=== Requirement ===
Extract word for word the lines of the listing from its start to the line holding "0.991, 0.991, 1.0, 1.0]", both ends kept; pictures are not part of the copy.

=== Available data ===

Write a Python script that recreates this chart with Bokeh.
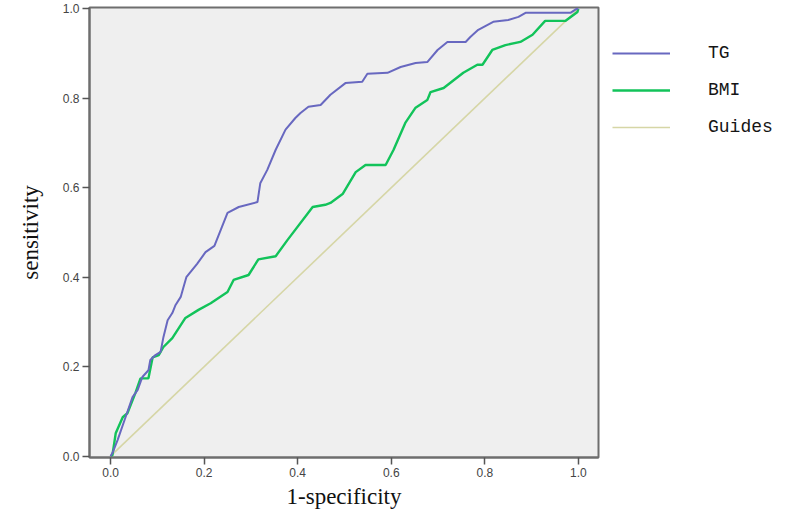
from bokeh.plotting import figure
from bokeh.models import Range1d, Legend, LegendItem, FixedTicker, CustomJSTickFormatter
from bokeh.embed import file_html
from bokeh.resources import INLINE

# ROC data
tg_fpr = [0, 0.004, 0.015, 0.032, 0.047, 0.058, 0.068, 0.081, 0.085, 0.096, 0.107, 0.113,
          0.122, 0.132, 0.139, 0.150, 0.156, 0.162, 0.185, 0.203, 0.222, 0.250, 0.274, 0.314,
          0.320, 0.335, 0.353, 0.374, 0.395, 0.406, 0.423, 0.449, 0.470, 0.502, 0.538, 0.549,
          0.592, 0.620, 0.652, 0.677, 0.699, 0.720, 0.759, 0.769, 0.786, 0.818, 0.850, 0.872,
          0.887, 0.983, 0.996, 1.0]
tg_tpr = [0, 0.007, 0.036, 0.087, 0.132, 0.148, 0.177, 0.192, 0.215, 0.226, 0.233, 0.266,
          0.304, 0.320, 0.338, 0.356, 0.378, 0.400, 0.430, 0.456, 0.470, 0.544, 0.557, 0.568,
          0.610, 0.640, 0.685, 0.730, 0.756, 0.767, 0.781, 0.785, 0.808, 0.834, 0.837, 0.855,
          0.857, 0.870, 0.879, 0.881, 0.908, 0.926, 0.926, 0.937, 0.953, 0.971, 0.975, 0.982,
          0.991, 0.991, 1.0, 1.0]

bmi_fpr = [0, 0.004, 0.011, 0.026, 0.036, 0.053, 0.064, 0.081, 0.090, 0.103, 0.113, 0.132,
           0.160, 0.188, 0.214, 0.250, 0.263, 0.295, 0.316, 0.353, 0.378, 0.432, 0.459, 0.470,
           0.496, 0.524, 0.545, 0.588, 0.605, 0.630, 0.652, 0.677, 0.684, 0.712, 0.754, 0.784,
           0.795, 0.816, 0.844, 0.876, 0.902, 0.929, 0.972, 0.998, 1.0]
bmi_tpr = [0, 0.002, 0.051, 0.087, 0.096, 0.141, 0.174, 0.174, 0.221, 0.226, 0.244, 0.264,
           0.309, 0.327, 0.342, 0.367, 0.394, 0.405, 0.440, 0.447, 0.483, 0.557, 0.562, 0.566,
           0.586, 0.635, 0.651, 0.651, 0.685, 0.745, 0.779, 0.796, 0.814, 0.823, 0.857, 0.875,
           0.875, 0.908, 0.919, 0.926, 0.942, 0.973, 0.973, 0.993, 1.0]

guide_x = [0, 1]
guide_y = [0, 1]

ticks = [0.0, 0.2, 0.4, 0.6, 0.8, 1.0]

p = figure(frame_width=509, frame_height=450, output_backend="svg", toolbar_location=None,
           x_range=Range1d(-0.045, 1.043), y_range=Range1d(-0.003, 1.003),
           min_border_left=89, min_border_right=190, min_border_top=7, min_border_bottom=55)

p.background_fill_color = "#EFEFEF"
p.border_fill_color = "white"
p.outline_line_color = "#6E6E6E"
p.outline_line_width = 2
p.xgrid.visible = False
p.ygrid.visible = False

r_guide = p.line(guide_x, guide_y, line_color="#D6D6A6", line_width=1.6)
r_bmi = p.line(bmi_fpr, bmi_tpr, line_color="#12C35A", line_width=2.4)
r_tg = p.line(tg_fpr, tg_tpr, line_color="#6868C0", line_width=2)

fmt = CustomJSTickFormatter(code="return tick.toFixed(1);")
for ax in (p.xaxis[0], p.yaxis[0]):
    ax.ticker = FixedTicker(ticks=ticks)
    ax.formatter = fmt
    ax.minor_tick_line_color = None
    ax.major_tick_in = 0
    ax.major_tick_out = 7
    ax.major_tick_line_color = "#555555"
    ax.major_tick_line_width = 1.5
    ax.axis_line_color = "#6E6E6E"
    ax.axis_line_width = 2
    ax.major_label_text_font = "Liberation Sans"
    ax.major_label_text_font_size = "12px"
    ax.major_label_text_color = "#444444"
    ax.axis_label_text_font = "Liberation Serif"
    ax.axis_label_text_font_size = "23px"
    ax.axis_label_text_font_style = "normal"
    ax.axis_label_text_color = "#111111"

p.xaxis.axis_label = "1-specificity"
p.yaxis.axis_label = "sensitivity"
p.xaxis.major_label_standoff = 3
p.xaxis.axis_label_standoff = 4
p.yaxis.major_label_standoff = 3
p.yaxis.axis_label_standoff = 17

legend = Legend(items=[LegendItem(label="TG", renderers=[r_tg]),
                       LegendItem(label="BMI", renderers=[r_bmi]),
                       LegendItem(label="Guides", renderers=[r_guide])],
                location=(14, 320))
legend.glyph_width = 58
legend.glyph_height = 20
legend.label_height = 20
legend.spacing = 17
legend.padding = 0
legend.margin = 0
legend.label_standoff = 38
legend.border_line_color = None
legend.background_fill_alpha = 0
legend.label_text_font = "Liberation Mono"
legend.label_text_font_size = "18px"
legend.label_text_color = "#151515"
p.add_layout(legend, "right")

open("out.html", "w").write(file_html(p, INLINE))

=== Exercise result ===
Write a Python script that recreates this chart with Bokeh.
from bokeh.plotting import figure
from bokeh.models import Range1d, Legend, LegendItem, FixedTicker, CustomJSTickFormatter
from bokeh.embed import file_html
from bokeh.resources import INLINE

# ROC data
tg_fpr = [0, 0.004, 0.015, 0.032, 0.047, 0.058, 0.068, 0.081, 0.085, 0.096, 0.107, 0.113,
          0.122, 0.132, 0.139, 0.150, 0.156, 0.162, 0.185, 0.203, 0.222, 0.250, 0.274, 0.314,
          0.320, 0.335, 0.353, 0.374, 0.395, 0.406, 0.423, 0.449, 0.470, 0.502, 0.538, 0.549,
          0.592, 0.620, 0.652, 0.677, 0.699, 0.720, 0.759, 0.769, 0.786, 0.818, 0.850, 0.872,
          0.887, 0.983, 0.996, 1.0]
tg_tpr = [0, 0.007, 0.036, 0.087, 0.132, 0.148, 0.177, 0.192, 0.215, 0.226, 0.233, 0.266,
          0.304, 0.320, 0.338, 0.356, 0.378, 0.400, 0.430, 0.456, 0.470, 0.544, 0.557, 0.568,
          0.610, 0.640, 0.685, 0.730, 0.756, 0.767, 0.781, 0.785, 0.808, 0.834, 0.837, 0.855,
          0.857, 0.870, 0.879, 0.881, 0.908, 0.926, 0.926, 0.937, 0.953, 0.971, 0.975, 0.982,
          0.991, 0.991, 1.0, 1.0]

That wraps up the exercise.